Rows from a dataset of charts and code
::::::::

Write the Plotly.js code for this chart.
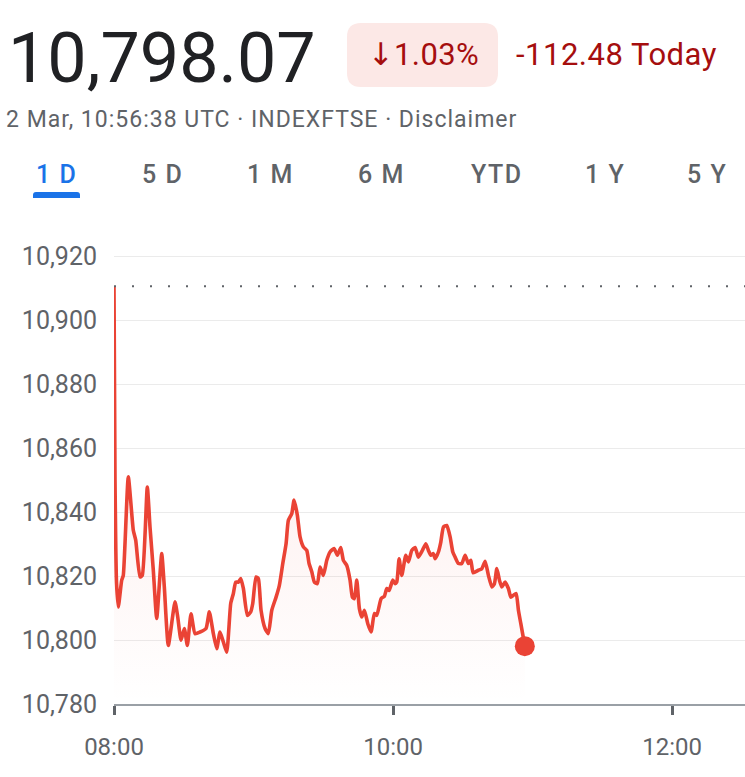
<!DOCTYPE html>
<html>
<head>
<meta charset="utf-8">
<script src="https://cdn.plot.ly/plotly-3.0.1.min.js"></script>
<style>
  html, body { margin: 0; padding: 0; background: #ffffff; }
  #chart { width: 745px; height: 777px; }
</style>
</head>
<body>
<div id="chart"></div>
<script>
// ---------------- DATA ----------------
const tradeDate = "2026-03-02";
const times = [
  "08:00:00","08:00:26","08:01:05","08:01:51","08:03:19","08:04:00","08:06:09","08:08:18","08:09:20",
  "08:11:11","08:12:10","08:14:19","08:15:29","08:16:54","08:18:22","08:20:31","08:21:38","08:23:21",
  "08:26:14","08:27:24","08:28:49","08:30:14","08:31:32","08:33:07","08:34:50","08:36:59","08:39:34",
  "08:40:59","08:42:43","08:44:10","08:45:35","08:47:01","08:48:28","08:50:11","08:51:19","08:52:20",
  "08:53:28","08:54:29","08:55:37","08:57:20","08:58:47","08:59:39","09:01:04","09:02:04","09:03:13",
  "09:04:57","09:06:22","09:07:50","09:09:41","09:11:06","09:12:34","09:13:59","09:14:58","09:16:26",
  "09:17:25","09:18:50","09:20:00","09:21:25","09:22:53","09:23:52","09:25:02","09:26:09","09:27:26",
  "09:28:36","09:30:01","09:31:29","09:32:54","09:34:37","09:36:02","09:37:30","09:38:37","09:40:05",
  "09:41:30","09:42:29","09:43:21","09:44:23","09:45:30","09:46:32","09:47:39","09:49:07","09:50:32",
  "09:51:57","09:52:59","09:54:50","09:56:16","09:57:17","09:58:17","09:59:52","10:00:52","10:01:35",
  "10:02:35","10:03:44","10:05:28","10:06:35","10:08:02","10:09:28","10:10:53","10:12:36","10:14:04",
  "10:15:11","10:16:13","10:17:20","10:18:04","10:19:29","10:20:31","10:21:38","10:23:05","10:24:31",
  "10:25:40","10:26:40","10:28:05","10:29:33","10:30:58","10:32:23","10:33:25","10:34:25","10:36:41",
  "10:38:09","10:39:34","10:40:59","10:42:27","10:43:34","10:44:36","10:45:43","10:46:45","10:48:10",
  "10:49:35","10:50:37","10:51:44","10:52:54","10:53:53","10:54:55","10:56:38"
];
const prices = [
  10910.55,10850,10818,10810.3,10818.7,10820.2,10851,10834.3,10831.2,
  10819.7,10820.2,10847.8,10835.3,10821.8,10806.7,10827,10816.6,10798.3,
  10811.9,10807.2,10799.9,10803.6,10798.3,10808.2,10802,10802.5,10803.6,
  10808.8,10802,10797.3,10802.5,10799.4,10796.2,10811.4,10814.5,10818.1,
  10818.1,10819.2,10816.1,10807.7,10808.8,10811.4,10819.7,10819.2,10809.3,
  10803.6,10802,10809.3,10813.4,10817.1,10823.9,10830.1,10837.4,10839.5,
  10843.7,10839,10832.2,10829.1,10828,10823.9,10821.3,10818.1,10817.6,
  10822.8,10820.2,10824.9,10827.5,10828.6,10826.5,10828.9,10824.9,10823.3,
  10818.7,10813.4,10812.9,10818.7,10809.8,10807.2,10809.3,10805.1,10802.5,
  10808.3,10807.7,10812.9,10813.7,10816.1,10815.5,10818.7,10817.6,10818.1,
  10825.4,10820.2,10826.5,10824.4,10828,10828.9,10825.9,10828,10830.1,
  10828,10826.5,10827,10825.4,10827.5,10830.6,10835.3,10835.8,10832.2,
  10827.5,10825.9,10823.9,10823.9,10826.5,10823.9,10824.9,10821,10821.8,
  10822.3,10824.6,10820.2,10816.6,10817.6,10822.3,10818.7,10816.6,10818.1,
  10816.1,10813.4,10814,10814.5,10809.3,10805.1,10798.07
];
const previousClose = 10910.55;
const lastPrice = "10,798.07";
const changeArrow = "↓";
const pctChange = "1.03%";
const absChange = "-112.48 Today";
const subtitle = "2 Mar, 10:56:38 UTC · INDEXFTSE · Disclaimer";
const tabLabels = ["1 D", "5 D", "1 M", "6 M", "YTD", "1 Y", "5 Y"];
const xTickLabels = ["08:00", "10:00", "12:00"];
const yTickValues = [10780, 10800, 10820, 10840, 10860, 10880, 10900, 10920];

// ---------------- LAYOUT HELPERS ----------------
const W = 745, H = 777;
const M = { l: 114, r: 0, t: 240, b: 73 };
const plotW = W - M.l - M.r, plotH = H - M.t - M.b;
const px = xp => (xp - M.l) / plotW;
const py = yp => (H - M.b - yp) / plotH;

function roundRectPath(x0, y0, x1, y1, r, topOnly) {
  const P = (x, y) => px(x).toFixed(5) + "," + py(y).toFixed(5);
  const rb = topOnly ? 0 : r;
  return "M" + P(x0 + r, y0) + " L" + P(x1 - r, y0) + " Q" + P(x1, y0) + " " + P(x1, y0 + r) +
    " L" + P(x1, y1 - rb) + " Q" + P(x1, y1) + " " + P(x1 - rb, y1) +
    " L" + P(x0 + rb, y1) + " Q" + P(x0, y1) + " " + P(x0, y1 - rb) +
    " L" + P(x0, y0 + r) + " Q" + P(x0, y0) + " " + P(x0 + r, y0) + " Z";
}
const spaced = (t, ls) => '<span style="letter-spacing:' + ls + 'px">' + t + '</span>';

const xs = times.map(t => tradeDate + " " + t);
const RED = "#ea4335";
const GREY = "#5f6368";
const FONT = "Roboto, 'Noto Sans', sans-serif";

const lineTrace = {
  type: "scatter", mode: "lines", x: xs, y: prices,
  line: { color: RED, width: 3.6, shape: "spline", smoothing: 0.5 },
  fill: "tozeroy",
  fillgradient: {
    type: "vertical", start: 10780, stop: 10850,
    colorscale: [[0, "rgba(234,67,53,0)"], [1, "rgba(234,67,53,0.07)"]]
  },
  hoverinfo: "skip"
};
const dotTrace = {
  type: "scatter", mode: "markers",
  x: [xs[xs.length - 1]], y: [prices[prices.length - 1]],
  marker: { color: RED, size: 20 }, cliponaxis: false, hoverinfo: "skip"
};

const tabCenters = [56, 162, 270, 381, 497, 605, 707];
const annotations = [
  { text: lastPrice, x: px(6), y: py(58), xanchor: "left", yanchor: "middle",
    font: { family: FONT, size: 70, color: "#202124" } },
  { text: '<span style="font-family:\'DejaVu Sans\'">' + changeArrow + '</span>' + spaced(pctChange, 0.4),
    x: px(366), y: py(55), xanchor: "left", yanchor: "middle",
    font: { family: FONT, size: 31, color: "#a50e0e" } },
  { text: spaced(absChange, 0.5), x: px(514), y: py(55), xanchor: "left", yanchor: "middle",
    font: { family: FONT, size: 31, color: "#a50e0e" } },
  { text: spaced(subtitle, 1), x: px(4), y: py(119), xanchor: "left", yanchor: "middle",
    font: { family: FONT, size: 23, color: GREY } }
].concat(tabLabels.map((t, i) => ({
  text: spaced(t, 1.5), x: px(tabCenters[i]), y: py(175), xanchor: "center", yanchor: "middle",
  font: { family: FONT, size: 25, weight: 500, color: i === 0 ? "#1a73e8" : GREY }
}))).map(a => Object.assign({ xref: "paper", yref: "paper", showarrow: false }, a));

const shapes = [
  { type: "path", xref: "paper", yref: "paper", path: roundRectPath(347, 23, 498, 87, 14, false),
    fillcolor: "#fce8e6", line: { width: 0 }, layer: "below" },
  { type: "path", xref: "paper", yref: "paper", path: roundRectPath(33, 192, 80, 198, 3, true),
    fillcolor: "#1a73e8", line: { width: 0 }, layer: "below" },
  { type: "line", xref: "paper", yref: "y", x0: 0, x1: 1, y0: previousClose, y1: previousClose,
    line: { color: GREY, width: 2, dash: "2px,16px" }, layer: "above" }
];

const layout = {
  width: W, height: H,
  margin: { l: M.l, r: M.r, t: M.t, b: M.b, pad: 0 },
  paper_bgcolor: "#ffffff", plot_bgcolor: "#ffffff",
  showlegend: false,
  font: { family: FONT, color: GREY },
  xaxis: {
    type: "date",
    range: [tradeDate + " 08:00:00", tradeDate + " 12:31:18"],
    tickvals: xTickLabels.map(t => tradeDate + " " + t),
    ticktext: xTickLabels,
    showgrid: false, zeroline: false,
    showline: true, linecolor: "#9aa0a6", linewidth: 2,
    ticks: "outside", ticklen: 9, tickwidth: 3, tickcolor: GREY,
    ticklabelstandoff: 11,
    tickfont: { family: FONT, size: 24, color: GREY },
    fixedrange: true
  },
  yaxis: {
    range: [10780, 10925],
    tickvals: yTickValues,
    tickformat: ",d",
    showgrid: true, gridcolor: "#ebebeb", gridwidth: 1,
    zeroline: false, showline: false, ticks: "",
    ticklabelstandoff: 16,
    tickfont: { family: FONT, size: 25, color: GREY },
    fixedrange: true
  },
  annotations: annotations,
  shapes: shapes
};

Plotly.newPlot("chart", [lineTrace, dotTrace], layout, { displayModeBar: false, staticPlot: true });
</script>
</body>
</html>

::::::::

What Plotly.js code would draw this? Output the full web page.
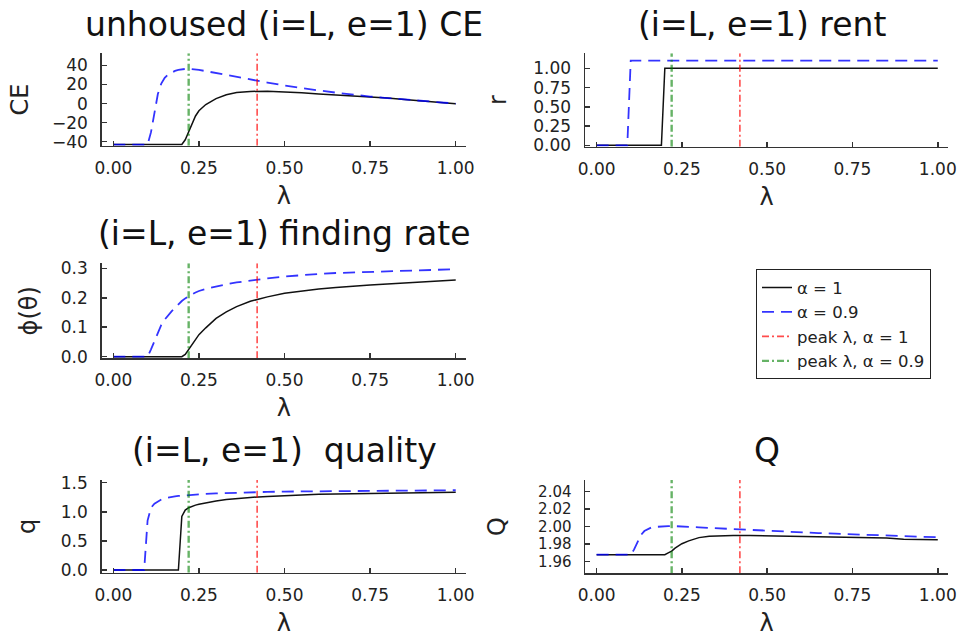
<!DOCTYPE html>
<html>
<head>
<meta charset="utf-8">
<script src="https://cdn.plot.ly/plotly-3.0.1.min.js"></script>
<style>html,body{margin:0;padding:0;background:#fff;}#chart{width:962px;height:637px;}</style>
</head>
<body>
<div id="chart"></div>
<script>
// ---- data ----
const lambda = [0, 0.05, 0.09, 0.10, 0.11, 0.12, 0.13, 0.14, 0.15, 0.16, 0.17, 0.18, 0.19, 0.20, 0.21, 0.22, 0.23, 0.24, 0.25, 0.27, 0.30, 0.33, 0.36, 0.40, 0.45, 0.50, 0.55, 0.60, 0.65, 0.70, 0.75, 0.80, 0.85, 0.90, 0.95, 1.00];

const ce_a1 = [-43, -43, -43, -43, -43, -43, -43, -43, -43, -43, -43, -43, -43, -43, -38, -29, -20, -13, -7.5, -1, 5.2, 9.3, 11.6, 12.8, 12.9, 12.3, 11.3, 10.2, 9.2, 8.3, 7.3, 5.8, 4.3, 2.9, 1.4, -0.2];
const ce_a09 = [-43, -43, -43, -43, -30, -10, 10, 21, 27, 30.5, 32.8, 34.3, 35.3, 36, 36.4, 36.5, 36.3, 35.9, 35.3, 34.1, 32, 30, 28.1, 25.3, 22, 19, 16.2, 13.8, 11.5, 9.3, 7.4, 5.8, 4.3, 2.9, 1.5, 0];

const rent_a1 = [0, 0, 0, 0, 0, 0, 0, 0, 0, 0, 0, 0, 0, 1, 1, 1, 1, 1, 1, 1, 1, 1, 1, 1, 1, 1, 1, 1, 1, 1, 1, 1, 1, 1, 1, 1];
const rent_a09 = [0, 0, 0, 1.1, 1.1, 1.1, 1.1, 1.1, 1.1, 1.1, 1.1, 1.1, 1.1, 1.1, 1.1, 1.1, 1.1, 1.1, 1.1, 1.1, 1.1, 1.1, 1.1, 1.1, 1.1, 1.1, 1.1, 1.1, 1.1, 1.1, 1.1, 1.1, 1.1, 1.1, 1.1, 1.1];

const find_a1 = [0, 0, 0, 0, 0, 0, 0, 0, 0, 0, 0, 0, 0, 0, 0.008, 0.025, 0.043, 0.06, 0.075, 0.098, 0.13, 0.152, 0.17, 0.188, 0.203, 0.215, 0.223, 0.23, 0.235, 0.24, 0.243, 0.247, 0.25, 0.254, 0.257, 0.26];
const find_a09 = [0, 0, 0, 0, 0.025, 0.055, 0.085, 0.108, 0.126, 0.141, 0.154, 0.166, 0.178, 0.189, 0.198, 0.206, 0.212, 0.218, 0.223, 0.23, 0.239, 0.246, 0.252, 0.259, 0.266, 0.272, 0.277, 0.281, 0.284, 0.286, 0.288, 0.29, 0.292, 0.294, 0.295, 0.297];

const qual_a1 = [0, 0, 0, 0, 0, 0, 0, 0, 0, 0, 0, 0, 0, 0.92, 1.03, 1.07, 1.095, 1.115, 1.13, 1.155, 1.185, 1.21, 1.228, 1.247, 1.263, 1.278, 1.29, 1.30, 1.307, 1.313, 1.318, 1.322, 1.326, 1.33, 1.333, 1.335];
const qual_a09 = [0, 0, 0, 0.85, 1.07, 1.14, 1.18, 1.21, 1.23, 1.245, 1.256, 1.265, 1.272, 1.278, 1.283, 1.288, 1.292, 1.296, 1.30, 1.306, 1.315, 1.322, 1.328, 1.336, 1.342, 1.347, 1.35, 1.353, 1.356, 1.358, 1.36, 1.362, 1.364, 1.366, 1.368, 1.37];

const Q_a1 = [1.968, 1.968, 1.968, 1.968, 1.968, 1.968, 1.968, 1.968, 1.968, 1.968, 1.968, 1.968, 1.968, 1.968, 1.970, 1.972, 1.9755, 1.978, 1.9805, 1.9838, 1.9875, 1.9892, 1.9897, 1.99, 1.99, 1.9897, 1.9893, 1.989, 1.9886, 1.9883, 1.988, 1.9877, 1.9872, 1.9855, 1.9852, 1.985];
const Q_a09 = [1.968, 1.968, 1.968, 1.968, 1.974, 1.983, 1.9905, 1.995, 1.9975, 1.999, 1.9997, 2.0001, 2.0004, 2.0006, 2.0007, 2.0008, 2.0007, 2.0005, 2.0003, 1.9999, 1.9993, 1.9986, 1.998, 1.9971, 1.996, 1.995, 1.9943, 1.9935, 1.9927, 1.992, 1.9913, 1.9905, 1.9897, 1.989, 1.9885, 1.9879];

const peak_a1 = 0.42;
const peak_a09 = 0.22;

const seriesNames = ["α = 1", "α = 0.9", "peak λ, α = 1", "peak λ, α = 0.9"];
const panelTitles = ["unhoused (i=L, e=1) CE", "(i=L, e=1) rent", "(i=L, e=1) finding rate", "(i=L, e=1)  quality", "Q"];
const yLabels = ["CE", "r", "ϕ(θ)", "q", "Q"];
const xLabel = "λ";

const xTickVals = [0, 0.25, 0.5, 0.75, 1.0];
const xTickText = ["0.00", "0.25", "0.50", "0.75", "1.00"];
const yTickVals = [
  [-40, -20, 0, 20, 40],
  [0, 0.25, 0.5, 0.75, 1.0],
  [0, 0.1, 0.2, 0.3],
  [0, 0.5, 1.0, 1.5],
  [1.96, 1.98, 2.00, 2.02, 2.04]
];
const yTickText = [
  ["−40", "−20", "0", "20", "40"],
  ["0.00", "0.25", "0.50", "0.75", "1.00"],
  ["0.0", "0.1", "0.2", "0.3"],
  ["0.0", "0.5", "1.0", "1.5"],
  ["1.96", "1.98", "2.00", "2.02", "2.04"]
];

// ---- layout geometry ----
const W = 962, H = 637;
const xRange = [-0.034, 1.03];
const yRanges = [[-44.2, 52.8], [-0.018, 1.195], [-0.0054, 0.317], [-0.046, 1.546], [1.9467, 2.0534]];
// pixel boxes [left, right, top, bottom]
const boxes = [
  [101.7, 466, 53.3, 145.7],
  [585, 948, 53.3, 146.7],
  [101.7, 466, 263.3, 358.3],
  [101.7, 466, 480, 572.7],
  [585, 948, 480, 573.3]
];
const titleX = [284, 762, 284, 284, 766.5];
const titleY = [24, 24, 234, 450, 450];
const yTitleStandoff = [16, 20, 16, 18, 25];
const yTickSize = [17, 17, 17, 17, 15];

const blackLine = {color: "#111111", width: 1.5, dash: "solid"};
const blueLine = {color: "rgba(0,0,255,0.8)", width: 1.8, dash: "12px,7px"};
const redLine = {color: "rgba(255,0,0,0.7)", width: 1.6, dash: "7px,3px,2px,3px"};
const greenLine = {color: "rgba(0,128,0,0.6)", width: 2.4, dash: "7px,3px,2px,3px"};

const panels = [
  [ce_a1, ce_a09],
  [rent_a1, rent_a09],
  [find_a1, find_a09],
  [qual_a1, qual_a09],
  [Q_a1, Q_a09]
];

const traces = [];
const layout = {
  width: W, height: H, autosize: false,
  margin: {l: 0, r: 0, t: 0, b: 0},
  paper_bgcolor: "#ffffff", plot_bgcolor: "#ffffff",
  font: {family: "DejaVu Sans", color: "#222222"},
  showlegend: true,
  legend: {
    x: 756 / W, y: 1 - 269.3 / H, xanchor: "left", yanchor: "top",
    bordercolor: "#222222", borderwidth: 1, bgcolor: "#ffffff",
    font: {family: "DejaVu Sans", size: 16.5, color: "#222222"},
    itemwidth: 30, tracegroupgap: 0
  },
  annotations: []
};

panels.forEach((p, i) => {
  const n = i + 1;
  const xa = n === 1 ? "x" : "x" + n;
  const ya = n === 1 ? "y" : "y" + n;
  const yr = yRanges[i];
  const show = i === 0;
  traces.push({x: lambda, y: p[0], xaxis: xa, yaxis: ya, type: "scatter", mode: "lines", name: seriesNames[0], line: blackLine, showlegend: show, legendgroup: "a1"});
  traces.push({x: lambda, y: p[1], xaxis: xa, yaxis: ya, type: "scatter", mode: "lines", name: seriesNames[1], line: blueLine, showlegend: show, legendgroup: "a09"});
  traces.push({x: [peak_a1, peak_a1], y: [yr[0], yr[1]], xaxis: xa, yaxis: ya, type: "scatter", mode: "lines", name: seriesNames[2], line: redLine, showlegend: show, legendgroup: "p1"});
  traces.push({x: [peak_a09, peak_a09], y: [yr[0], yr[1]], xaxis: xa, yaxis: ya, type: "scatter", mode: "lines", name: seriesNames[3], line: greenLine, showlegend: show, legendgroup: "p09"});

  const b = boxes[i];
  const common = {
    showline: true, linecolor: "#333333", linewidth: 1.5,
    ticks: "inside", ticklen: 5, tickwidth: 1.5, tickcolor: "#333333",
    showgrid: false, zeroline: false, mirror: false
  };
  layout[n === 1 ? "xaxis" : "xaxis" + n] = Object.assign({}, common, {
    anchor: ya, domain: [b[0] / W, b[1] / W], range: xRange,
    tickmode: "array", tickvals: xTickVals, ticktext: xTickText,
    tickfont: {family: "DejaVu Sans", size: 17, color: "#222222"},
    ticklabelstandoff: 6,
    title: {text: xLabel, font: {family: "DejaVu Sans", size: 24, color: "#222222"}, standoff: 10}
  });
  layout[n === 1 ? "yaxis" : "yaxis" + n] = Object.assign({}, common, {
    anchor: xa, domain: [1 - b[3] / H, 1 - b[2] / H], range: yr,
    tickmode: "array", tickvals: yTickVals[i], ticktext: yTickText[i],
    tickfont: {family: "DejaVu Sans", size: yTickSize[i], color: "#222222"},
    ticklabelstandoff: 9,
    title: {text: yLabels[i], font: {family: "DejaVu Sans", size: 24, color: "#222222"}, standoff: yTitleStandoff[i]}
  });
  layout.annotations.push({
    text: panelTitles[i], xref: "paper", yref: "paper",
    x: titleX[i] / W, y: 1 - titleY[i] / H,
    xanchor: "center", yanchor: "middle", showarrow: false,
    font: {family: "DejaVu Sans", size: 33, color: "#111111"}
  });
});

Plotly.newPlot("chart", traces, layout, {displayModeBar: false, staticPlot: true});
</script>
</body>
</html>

::::::::

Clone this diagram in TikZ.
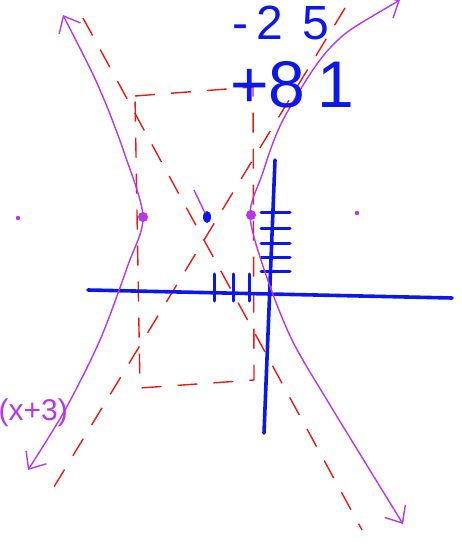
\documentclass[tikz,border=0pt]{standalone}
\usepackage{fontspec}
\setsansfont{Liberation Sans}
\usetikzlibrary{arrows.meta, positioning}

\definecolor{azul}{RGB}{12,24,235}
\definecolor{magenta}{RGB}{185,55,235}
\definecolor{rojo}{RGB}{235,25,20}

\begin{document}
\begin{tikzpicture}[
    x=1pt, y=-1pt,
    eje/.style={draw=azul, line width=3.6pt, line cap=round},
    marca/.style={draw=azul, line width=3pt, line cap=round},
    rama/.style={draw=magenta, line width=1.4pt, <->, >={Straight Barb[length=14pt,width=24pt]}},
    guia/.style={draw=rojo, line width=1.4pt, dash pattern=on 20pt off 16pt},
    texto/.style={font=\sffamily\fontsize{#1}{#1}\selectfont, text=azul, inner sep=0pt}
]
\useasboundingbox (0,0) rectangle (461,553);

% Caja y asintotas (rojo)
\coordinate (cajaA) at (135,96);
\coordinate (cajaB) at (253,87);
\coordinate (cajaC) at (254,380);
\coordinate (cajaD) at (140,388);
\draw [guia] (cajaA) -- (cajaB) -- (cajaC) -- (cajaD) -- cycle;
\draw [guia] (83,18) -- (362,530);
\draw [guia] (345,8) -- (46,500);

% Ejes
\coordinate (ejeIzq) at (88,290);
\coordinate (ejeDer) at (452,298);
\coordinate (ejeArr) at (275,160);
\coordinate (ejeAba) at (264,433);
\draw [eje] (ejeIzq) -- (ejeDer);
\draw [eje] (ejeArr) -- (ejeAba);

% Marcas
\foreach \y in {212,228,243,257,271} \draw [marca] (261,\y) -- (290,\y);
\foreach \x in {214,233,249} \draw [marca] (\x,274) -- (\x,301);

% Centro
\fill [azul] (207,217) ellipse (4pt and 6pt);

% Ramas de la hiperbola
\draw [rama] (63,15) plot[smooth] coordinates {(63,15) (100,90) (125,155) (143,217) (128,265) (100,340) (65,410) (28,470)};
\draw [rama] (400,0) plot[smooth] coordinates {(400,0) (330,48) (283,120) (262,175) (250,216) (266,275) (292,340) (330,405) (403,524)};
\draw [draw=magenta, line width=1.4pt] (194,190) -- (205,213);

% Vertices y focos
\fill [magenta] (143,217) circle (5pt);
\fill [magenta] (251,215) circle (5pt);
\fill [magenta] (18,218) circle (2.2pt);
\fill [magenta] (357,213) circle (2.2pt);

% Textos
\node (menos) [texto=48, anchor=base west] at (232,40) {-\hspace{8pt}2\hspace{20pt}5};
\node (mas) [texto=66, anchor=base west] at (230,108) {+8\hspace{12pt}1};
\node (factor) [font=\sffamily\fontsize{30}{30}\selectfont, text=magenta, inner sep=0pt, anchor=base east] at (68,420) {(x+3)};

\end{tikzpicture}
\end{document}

::::::::

## Stated problem
Look above for the line with "What Plotly.js code" and copy exactly from it through the line with "0.294, 0.295, 0.297];", both included. Omit the pictures.

## Solution for this problem
What Plotly.js code would draw this? Output the full web page.
<!DOCTYPE html>
<html>
<head>
<meta charset="utf-8">
<script src="https://cdn.plot.ly/plotly-3.0.1.min.js"></script>
<style>html,body{margin:0;padding:0;background:#fff;}#chart{width:962px;height:637px;}</style>
</head>
<body>
<div id="chart"></div>
<script>
// ---- data ----
const lambda = [0, 0.05, 0.09, 0.10, 0.11, 0.12, 0.13, 0.14, 0.15, 0.16, 0.17, 0.18, 0.19, 0.20, 0.21, 0.22, 0.23, 0.24, 0.25, 0.27, 0.30, 0.33, 0.36, 0.40, 0.45, 0.50, 0.55, 0.60, 0.65, 0.70, 0.75, 0.80, 0.85, 0.90, 0.95, 1.00];

const ce_a1 = [-43, -43, -43, -43, -43, -43, -43, -43, -43, -43, -43, -43, -43, -43, -38, -29, -20, -13, -7.5, -1, 5.2, 9.3, 11.6, 12.8, 12.9, 12.3, 11.3, 10.2, 9.2, 8.3, 7.3, 5.8, 4.3, 2.9, 1.4, -0.2];
const ce_a09 = [-43, -43, -43, -43, -30, -10, 10, 21, 27, 30.5, 32.8, 34.3, 35.3, 36, 36.4, 36.5, 36.3, 35.9, 35.3, 34.1, 32, 30, 28.1, 25.3, 22, 19, 16.2, 13.8, 11.5, 9.3, 7.4, 5.8, 4.3, 2.9, 1.5, 0];

const rent_a1 = [0, 0, 0, 0, 0, 0, 0, 0, 0, 0, 0, 0, 0, 1, 1, 1, 1, 1, 1, 1, 1, 1, 1, 1, 1, 1, 1, 1, 1, 1, 1, 1, 1, 1, 1, 1];
const rent_a09 = [0, 0, 0, 1.1, 1.1, 1.1, 1.1, 1.1, 1.1, 1.1, 1.1, 1.1, 1.1, 1.1, 1.1, 1.1, 1.1, 1.1, 1.1, 1.1, 1.1, 1.1, 1.1, 1.1, 1.1, 1.1, 1.1, 1.1, 1.1, 1.1, 1.1, 1.1, 1.1, 1.1, 1.1, 1.1];

const find_a1 = [0, 0, 0, 0, 0, 0, 0, 0, 0, 0, 0, 0, 0, 0, 0.008, 0.025, 0.043, 0.06, 0.075, 0.098, 0.13, 0.152, 0.17, 0.188, 0.203, 0.215, 0.223, 0.23, 0.235, 0.24, 0.243, 0.247, 0.25, 0.254, 0.257, 0.26];
const find_a09 = [0, 0, 0, 0, 0.025, 0.055, 0.085, 0.108, 0.126, 0.141, 0.154, 0.166, 0.178, 0.189, 0.198, 0.206, 0.212, 0.218, 0.223, 0.23, 0.239, 0.246, 0.252, 0.259, 0.266, 0.272, 0.277, 0.281, 0.284, 0.286, 0.288, 0.29, 0.292, 0.294, 0.295, 0.297];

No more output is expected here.